### COLLECTED DATA
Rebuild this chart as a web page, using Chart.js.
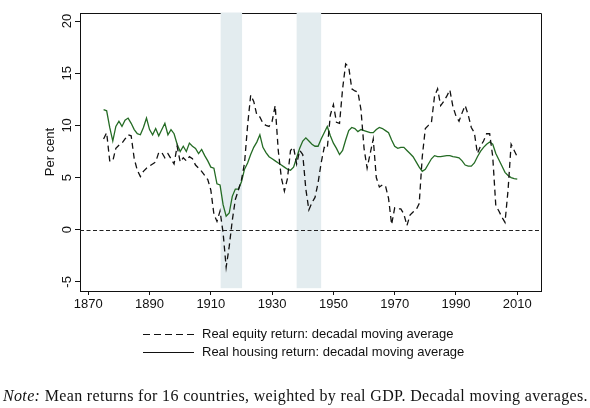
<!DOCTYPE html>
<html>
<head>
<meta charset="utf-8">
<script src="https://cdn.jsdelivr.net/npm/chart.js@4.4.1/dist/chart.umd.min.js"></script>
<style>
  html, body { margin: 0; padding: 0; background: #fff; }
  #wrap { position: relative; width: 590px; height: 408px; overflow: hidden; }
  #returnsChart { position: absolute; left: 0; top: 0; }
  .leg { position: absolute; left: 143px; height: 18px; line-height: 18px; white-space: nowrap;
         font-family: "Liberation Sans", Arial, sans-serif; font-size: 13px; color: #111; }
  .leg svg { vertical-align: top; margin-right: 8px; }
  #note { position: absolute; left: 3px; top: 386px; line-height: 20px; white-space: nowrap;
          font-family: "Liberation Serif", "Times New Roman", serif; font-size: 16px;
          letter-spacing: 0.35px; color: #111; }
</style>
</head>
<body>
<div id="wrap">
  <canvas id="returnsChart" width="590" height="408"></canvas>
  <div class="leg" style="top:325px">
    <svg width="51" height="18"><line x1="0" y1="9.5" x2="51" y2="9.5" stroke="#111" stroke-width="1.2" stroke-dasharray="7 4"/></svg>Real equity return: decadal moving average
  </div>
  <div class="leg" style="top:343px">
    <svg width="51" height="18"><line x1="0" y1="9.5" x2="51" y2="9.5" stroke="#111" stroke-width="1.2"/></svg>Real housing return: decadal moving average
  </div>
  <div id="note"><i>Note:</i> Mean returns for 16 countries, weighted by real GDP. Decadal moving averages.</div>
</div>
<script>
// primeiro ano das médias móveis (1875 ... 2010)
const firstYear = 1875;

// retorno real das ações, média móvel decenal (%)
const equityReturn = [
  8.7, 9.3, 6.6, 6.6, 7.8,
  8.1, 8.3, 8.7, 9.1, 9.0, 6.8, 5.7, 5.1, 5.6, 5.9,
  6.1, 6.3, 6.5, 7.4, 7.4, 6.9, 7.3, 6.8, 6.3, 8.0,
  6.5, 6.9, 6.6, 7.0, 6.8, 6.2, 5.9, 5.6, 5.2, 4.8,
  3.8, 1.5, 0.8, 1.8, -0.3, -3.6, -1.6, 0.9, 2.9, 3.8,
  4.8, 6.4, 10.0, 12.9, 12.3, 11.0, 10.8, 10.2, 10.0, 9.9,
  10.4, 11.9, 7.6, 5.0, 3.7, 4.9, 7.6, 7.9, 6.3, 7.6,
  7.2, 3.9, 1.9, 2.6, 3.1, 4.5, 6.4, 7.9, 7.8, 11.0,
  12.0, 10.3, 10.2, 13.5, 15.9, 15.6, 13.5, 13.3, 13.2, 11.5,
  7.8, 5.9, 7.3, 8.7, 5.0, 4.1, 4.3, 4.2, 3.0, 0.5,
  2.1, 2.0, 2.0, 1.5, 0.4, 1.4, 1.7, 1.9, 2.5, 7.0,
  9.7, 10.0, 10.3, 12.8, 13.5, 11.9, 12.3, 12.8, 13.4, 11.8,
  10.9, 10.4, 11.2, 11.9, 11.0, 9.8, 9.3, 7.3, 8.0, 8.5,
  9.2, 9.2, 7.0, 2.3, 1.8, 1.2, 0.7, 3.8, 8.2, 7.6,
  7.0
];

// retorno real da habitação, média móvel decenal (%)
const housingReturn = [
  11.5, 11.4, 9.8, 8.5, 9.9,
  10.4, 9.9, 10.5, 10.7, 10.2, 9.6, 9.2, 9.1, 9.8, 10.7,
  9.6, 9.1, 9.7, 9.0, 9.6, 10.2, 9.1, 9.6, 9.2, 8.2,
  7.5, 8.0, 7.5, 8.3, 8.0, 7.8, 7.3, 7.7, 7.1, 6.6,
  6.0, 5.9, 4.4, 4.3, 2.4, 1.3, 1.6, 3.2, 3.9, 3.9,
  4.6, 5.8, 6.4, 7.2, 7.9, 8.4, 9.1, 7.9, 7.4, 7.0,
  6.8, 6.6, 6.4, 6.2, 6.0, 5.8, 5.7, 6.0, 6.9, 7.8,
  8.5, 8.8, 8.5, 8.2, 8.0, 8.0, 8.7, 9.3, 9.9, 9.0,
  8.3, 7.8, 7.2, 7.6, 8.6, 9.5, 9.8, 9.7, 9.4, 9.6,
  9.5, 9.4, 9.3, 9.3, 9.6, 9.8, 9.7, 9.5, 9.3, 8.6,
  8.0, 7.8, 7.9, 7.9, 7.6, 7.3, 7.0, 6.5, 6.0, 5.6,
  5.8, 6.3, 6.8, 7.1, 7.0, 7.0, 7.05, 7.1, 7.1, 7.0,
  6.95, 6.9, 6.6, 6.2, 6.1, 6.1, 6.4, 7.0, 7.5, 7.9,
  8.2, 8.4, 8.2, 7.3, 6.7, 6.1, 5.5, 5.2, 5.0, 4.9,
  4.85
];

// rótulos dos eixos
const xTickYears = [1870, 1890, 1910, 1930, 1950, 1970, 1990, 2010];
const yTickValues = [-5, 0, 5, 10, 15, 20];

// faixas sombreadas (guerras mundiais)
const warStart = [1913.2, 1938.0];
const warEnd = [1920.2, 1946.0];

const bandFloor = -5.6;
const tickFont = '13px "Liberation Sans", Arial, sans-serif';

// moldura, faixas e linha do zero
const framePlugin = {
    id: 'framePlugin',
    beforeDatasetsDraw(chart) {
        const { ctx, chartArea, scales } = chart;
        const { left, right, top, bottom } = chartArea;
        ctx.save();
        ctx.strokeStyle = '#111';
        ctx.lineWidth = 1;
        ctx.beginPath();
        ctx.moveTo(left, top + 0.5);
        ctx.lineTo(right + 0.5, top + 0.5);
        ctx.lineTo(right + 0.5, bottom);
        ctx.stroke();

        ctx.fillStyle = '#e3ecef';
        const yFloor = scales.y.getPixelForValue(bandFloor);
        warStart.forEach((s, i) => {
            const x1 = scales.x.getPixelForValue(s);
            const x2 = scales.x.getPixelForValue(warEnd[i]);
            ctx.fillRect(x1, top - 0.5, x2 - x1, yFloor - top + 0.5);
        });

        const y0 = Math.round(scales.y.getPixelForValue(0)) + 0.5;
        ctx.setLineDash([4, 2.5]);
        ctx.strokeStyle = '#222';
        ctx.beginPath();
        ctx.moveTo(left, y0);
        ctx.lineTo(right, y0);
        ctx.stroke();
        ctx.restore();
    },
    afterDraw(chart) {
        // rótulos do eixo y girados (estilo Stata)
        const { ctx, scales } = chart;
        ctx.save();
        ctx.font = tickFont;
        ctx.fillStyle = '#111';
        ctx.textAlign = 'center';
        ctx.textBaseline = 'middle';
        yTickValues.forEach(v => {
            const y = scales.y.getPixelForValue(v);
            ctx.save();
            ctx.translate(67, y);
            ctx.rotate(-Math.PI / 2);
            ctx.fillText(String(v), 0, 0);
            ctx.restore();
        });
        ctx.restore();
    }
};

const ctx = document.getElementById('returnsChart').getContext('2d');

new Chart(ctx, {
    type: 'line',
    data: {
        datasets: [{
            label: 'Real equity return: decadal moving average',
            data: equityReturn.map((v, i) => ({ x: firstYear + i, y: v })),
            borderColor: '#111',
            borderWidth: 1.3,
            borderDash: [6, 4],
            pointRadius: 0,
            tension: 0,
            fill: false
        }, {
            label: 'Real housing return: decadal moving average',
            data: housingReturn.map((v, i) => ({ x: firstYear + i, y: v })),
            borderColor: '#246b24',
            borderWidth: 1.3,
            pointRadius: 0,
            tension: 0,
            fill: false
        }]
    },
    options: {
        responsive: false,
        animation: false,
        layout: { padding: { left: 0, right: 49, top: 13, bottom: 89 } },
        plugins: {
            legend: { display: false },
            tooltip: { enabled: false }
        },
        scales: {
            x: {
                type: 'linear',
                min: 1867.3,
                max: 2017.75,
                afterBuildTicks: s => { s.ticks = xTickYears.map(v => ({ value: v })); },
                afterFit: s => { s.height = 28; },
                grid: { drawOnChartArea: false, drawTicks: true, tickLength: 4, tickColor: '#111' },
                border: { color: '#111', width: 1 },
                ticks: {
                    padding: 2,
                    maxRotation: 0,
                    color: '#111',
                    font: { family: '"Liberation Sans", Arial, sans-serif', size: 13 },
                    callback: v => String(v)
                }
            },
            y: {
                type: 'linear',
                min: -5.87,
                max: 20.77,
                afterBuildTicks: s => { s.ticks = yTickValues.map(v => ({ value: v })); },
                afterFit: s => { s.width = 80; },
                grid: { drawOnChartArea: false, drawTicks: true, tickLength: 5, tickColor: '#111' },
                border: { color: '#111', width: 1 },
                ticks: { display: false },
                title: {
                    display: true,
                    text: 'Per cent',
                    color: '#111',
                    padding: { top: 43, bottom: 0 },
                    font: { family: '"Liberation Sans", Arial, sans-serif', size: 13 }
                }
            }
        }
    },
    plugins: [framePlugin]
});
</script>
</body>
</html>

### REQUIRED WORK
Repeat the listing above from its first line through the line that contains "const firstYear = 1875;", both included, and nothing more. Drop the pictures.

### THE SOLUTION
Rebuild this chart as a web page, using Chart.js.
<!DOCTYPE html>
<html>
<head>
<meta charset="utf-8">
<script src="https://cdn.jsdelivr.net/npm/chart.js@4.4.1/dist/chart.umd.min.js"></script>
<style>
  html, body { margin: 0; padding: 0; background: #fff; }
  #wrap { position: relative; width: 590px; height: 408px; overflow: hidden; }
  #returnsChart { position: absolute; left: 0; top: 0; }
  .leg { position: absolute; left: 143px; height: 18px; line-height: 18px; white-space: nowrap;
         font-family: "Liberation Sans", Arial, sans-serif; font-size: 13px; color: #111; }
  .leg svg { vertical-align: top; margin-right: 8px; }
  #note { position: absolute; left: 3px; top: 386px; line-height: 20px; white-space: nowrap;
          font-family: "Liberation Serif", "Times New Roman", serif; font-size: 16px;
          letter-spacing: 0.35px; color: #111; }
</style>
</head>
<body>
<div id="wrap">
  <canvas id="returnsChart" width="590" height="408"></canvas>
  <div class="leg" style="top:325px">
    <svg width="51" height="18"><line x1="0" y1="9.5" x2="51" y2="9.5" stroke="#111" stroke-width="1.2" stroke-dasharray="7 4"/></svg>Real equity return: decadal moving average
  </div>
  <div class="leg" style="top:343px">
    <svg width="51" height="18"><line x1="0" y1="9.5" x2="51" y2="9.5" stroke="#111" stroke-width="1.2"/></svg>Real housing return: decadal moving average
  </div>
  <div id="note"><i>Note:</i> Mean returns for 16 countries, weighted by real GDP. Decadal moving averages.</div>
</div>
<script>
// primeiro ano das médias móveis (1875 ... 2010)
const firstYear = 1875;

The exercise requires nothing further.